Algunos se fueron marchando, pero la mayoría nos quedamos a comer. Lo hicimos al aire libre en las mesas y sillas dispuestas para ello en el jardín, a la sombra de unos magníficos ejemplares de robles. Paella, fruta, quesada, bebida sin limitación, café y hasta licor para quién así lo deseara. Por nuestra parte empezamos a llenar una de las mesas alargadas y acabamos configurando una extraña forma de dos de esas mesas sucesivas. Ángel Neila (el autor de la biografía sobre Vicente Trueba) se animó a sentarse con nosotros y nos ilustró con detalles de su conocimiento histórico ciclista. También se sumaron a la mesa las acompañantes de Javier y Lucas, así como Jesús y Carlos Cobo, y por si fuera poco, en plena sobremesa, el propio Cundo se dejó caer por allí para intercambiar anécdotas y pareceres en nuestra pausada tertulia. Sin duda estaba disfrutando del día. Para finalizar la jornada llegaron los premios y el sorteo de regalos, que fue generoso porque alcanzó a un gran número de participantes. Trofeos, lotes de café, maillots y unos cuantos libros sobre ciclismo. Me alegré de ello porque dentro de los amantes del ciclismo retro se da la circunstancia de que abundan los aficionados a la lectura: un especialista en libros antiguos, un par de editores, algunos a quienes nos da por escribir, un profesor de literatura y muchos lectores son una muestra del recuento mental que yo puedo hacer entre los conocidos, si a eso sumamos lo que se me escapa… es normal, no en vano el ciclismo de competición nació al amparo de la prensa escrita y posteriormente encontró en el género de la crónica deportiva, el marco de exposición de sus hazañas más épicas, ya en el tercer cuarto del siglo XX. La jornada se cerró con sorpresa inesperada, cundo se arrancó con una montañesa. Para quienes como yo, nunca antes le habíamos conocido en su faceta cantora, resultó una auténtica revelación, las borda.

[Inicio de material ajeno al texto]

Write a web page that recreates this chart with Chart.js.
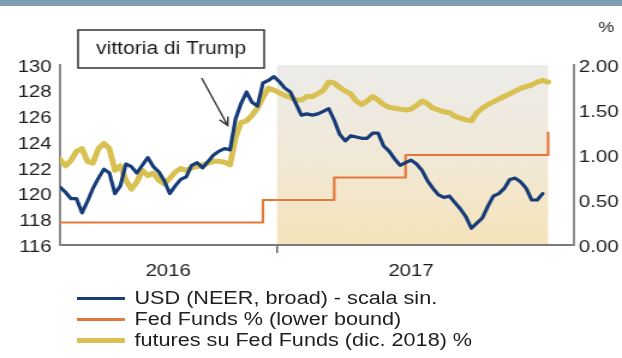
<!DOCTYPE html>
<html>
<head>
<meta charset="utf-8">
<script src="https://cdn.jsdelivr.net/npm/chart.js@4/dist/chart.umd.min.js"></script>
<style>
  html, body { margin: 0; padding: 0; background: #fff; overflow: hidden; }
  #band { position: absolute; left: 0; top: 0; width: 622px; height: 6px; background: #7f9db3; }
  /* the whole figure is drawn 518px wide and widened to 622px */
  #stage { position: absolute; left: 0; top: 0; width: 518px; height: 358px;
           transform-origin: 0 0; transform: scaleX(1.2008); }
  #chart { position: absolute; left: 0; top: 0; width: 518px; height: 358px; }
  #legend { position: absolute; left: 64px; top: 288px;
            font: 18px "Liberation Sans", Arial, sans-serif; color: #1e1e1e; }
  .row { display: flex; align-items: center; height: 21px; white-space: nowrap; }
  .sw { width: 40px; margin-right: 8px; }
</style>
</head>
<body>
<div id="stage">
  <canvas id="chart" width="518" height="358"></canvas>
  <div id="legend"></div>
</div>
<div id="band"></div>
<script>
// Weekly observations, first one on 30 Mar 2016; x values are days from 1 Jan 2017
const firstDay = -277;
const weekStep = 7;

// USD nominal effective exchange rate (broad), index - left scale
const usdNeer = [
  120.5, 120.1, 119.6, 119.6, 118.5, 119.4, 120.4, 121.2, 121.9, 121.6,
  120.0, 120.6, 122.3, 122.1, 121.6, 122.2, 122.8, 122.1, 121.7, 121.0,
  120.0, 120.6, 121.1, 121.3, 122.2, 122.4, 122.0, 122.5, 123.0, 123.3,
  123.5, 123.4, 125.8, 127.0, 127.9, 127.1, 126.8, 128.6, 128.8, 129.1,
  128.7, 128.2, 127.9, 127.0, 126.1, 126.2, 126.1, 126.2, 126.4, 126.6,
  125.7, 124.6, 124.1, 124.5, 124.4, 124.3, 124.3, 124.7, 124.7, 123.7,
  123.3, 122.7, 122.2, 122.4, 122.6, 122.3, 121.8, 121.0, 120.4, 119.9,
  119.7, 119.8, 119.3, 118.8, 118.2, 117.3, 117.7, 118.1, 119.0, 119.8,
  120.0, 120.4, 121.1, 121.2, 120.9, 120.4, 119.5, 119.5, 120.0, null
];

// Fed Funds futures, December 2018 contract, implied rate % - right scale
const futuresDec2018 = [
  0.95, 0.88, 0.94, 1.04, 1.07, 0.93, 0.91, 1.07, 1.13, 1.07,
  0.83, 0.88, 0.72, 0.62, 0.70, 0.83, 0.77, 0.80, 0.72, 0.68,
  0.74, 0.81, 0.85, 0.83, 0.86, 0.87, 0.89, 0.91, 0.93, 0.93,
  0.92, 0.89, 1.20, 1.36, 1.38, 1.44, 1.52, 1.64, 1.74, 1.72,
  1.69, 1.66, 1.64, 1.61, 1.61, 1.65, 1.65, 1.68, 1.72, 1.81,
  1.80, 1.75, 1.71, 1.68, 1.60, 1.56, 1.60, 1.65, 1.61, 1.56,
  1.53, 1.52, 1.51, 1.50, 1.51, 1.55, 1.60, 1.57, 1.52, 1.50,
  1.48, 1.47, 1.43, 1.41, 1.39, 1.38, 1.47, 1.52, 1.56, 1.59,
  1.62, 1.65, 1.68, 1.71, 1.74, 1.76, 1.78, 1.81, 1.83, 1.81
];

// Fed Funds target range, lower bound %, and the FOMC days it changed
const fedDays  = [-277, -18, 73, 164, 346];
const fedRates = [0.25, 0.50, 0.75, 1.00, 1.25];

// Shaded year 2017 (up to the last observation) and x-axis labels
const shadeFrom = 0;
const shadeTo = 346;
const xTickDays = [-139, 0, 171];
const xTickLabels = ['2016', '', '2017'];

const seriesNames = ['USD (NEER, broad) - scala sin.', 'Fed Funds % (lower bound)', 'futures su Fed Funds (dic. 2018) %'];

// Election note
const noteText = 'vittoria di Trump';
const noteDay = -63;
const noteLevel = 125.3;

const toPoints = arr => arr.map((v, i) => ({ x: firstDay + weekStep * i, y: v }));
const fedPoints = fedDays.map((d, i) => ({ x: d, y: fedRates[i] }));

const FONT = '"Liberation Sans", Arial, sans-serif';
Chart.defaults.font.family = FONT;
Chart.defaults.color = '#1e1e1e';

const decor = {
  id: 'decor',
  beforeDraw(chart) {
    const { ctx, chartArea, scales } = chart;
    const x0 = scales.x.getPixelForValue(shadeFrom);
    const x1 = scales.x.getPixelForValue(shadeTo);
    const g = ctx.createLinearGradient(0, chartArea.top, 0, chartArea.bottom);
    g.addColorStop(0, '#edecea');
    g.addColorStop(0.5, '#f1e9d8');
    g.addColorStop(1, '#f5e3ba');
    ctx.save();
    ctx.fillStyle = g;
    ctx.fillRect(x0, chartArea.top, x1 - x0, chartArea.bottom - chartArea.top);
    ctx.restore();
  },
  afterDraw(chart) {
    const { ctx, scales } = chart;
    ctx.save();
    // note box
    ctx.fillStyle = '#fff';
    ctx.strokeStyle = '#333';
    ctx.lineWidth = 1.5;
    ctx.fillRect(65, 30, 155, 38);
    ctx.strokeRect(65, 30, 155, 38);
    ctx.fillStyle = '#1b1b1b';
    ctx.font = '17.5px ' + FONT;
    ctx.textAlign = 'center';
    ctx.textBaseline = 'middle';
    ctx.fillText(noteText, 142.5, 49.5);
    // arrow to the election week
    const tx = scales.x.getPixelForValue(noteDay);
    const ty = scales.yL.getPixelForValue(noteLevel);
    const sx = tx - 21.7, sy = 78;
    const ang = Math.atan2(ty - sy, tx - sx);
    ctx.strokeStyle = '#333';
    ctx.lineWidth = 1.4;
    ctx.beginPath();
    ctx.moveTo(sx, sy);
    ctx.lineTo(tx, ty);
    ctx.moveTo(tx - 9 * Math.cos(ang - 0.45), ty - 9 * Math.sin(ang - 0.45));
    ctx.lineTo(tx, ty);
    ctx.lineTo(tx - 9 * Math.cos(ang + 0.45), ty - 9 * Math.sin(ang + 0.45));
    ctx.stroke();
    // unit of the right scale
    ctx.fillStyle = '#262626';
    ctx.font = '15px ' + FONT;
    ctx.fillText('%', 505, 28);
    ctx.restore();
  }
};

const chart = new Chart(document.getElementById('chart'), {
  type: 'line',
  data: {
    datasets: [
      { label: seriesNames[0], data: toPoints(usdNeer), yAxisID: 'yL',
        borderColor: '#173c78', borderWidth: 3.2 },
      { label: seriesNames[1], data: fedPoints, yAxisID: 'yR', stepped: true,
        borderColor: '#e4783a', borderWidth: 2.2 },
      { label: seriesNames[2], data: toPoints(futuresDec2018), yAxisID: 'yR',
        borderColor: '#d8c152', borderWidth: 5 }
    ]
  },
  options: {
    responsive: false,
    animation: false,
    events: [],
    layout: { padding: { top: 65, left: 0, right: 0, bottom: 0 } },
    elements: { point: { radius: 0 }, line: { tension: 0, borderJoinStyle: 'round', borderCapStyle: 'round' } },
    plugins: { legend: { display: false }, tooltip: { enabled: false } },
    scales: {
      x: {
        type: 'linear', min: -277, max: 379,
        afterBuildTicks: s => { s.ticks = xTickDays.map(v => ({ value: v })); },
        afterFit: s => { s.height = 113; },
        ticks: { autoSkip: false, maxRotation: 0, padding: 8, font: { size: 17 },
                 callback: (v, i) => xTickLabels[i] },
        grid: { drawOnChartArea: false, drawTicks: true, tickLength: 8, lineWidth: 1.5,
                color: c => (c.tick && c.tick.value === 0) ? '#666' : 'rgba(0,0,0,0)' },
        border: { display: true, color: '#7a7a7a', width: 2 }
      },
      yL: {
        position: 'left', min: 116, max: 130,
        afterFit: s => { s.width = 50; },
        ticks: { stepSize: 2, padding: 7, labelOffset: 2, font: { size: 17 } },
        grid: { display: false, drawTicks: false },
        border: { display: true, color: '#8c8c8c', width: 2 }
      },
      yR: {
        position: 'right', min: 0, max: 2,
        afterFit: s => { s.width = 40; },
        ticks: { stepSize: 0.25, padding: 4, labelOffset: 2, font: { size: 17 }, callback: v => v.toFixed(2) },
        grid: { display: false, drawTicks: false },
        border: { display: true, color: '#8c8c8c', width: 2 }
      }
    }
  },
  plugins: [decor]
});

// legend built from the chart's own datasets
const legend = document.getElementById('legend');
chart.data.datasets.forEach(ds => {
  const row = document.createElement('div');
  row.className = 'row';
  const sw = document.createElement('span');
  sw.className = 'sw';
  sw.style.height = ds.borderWidth + 'px';
  sw.style.background = ds.borderColor;
  const tx = document.createElement('span');
  tx.textContent = ds.label;
  row.appendChild(sw);
  row.appendChild(tx);
  legend.appendChild(row);
});
</script>
</body>
</html>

El fin de semana me dejó emocionalmente exhausto ante la cantidad de momentos intensos, de disfrute pleno y de contacto con gente a la que admito, estimo y quiero. Me encantó comprobar cómo el primer paso formal del ciclismo reto en Cantabria se dio con una firmeza, calidad y estilo incontestable. Y ello me hace pensar que dicho paso se podrá convertir en caminata y que al echarse uno a andar, otros eventos puedan seguir sus huellas, ya sea aquí cerca o en provincias limítrofes. El ciclismo histórico parece estar despertándose en mi comarca, y es algo que me alegra mucho, en especial porque su proliferación facilitará que algunos de mis amigos, esos que por fin han encontrado la oportunidad de estrenarse aquí, en La Retrovisor, den continuidad a esta nueva afición, y pueda disfrutar de su compañía con más asiduidad. Confieso que hay una práctica que cada vez me hace más feliz en esta vida, la de catalizar relaciones de amistad, la de ejercer de nexo entre personas que aún sin conocerse pueden acabar estableciendo agradables lazos de empatía, una vez los haces encontrarse mutuamente a tu costa y en el ambiente apropiado. Esta temporada he podido hacerlo en numerosas ocasiones, y el sprint final de La Retrovisor, no ha hecho más que aumentar ese proceso. Gracias a todos por acudir, participar y traeros vuestro mejor talante, para mí ha resultado una auténtica fiesta.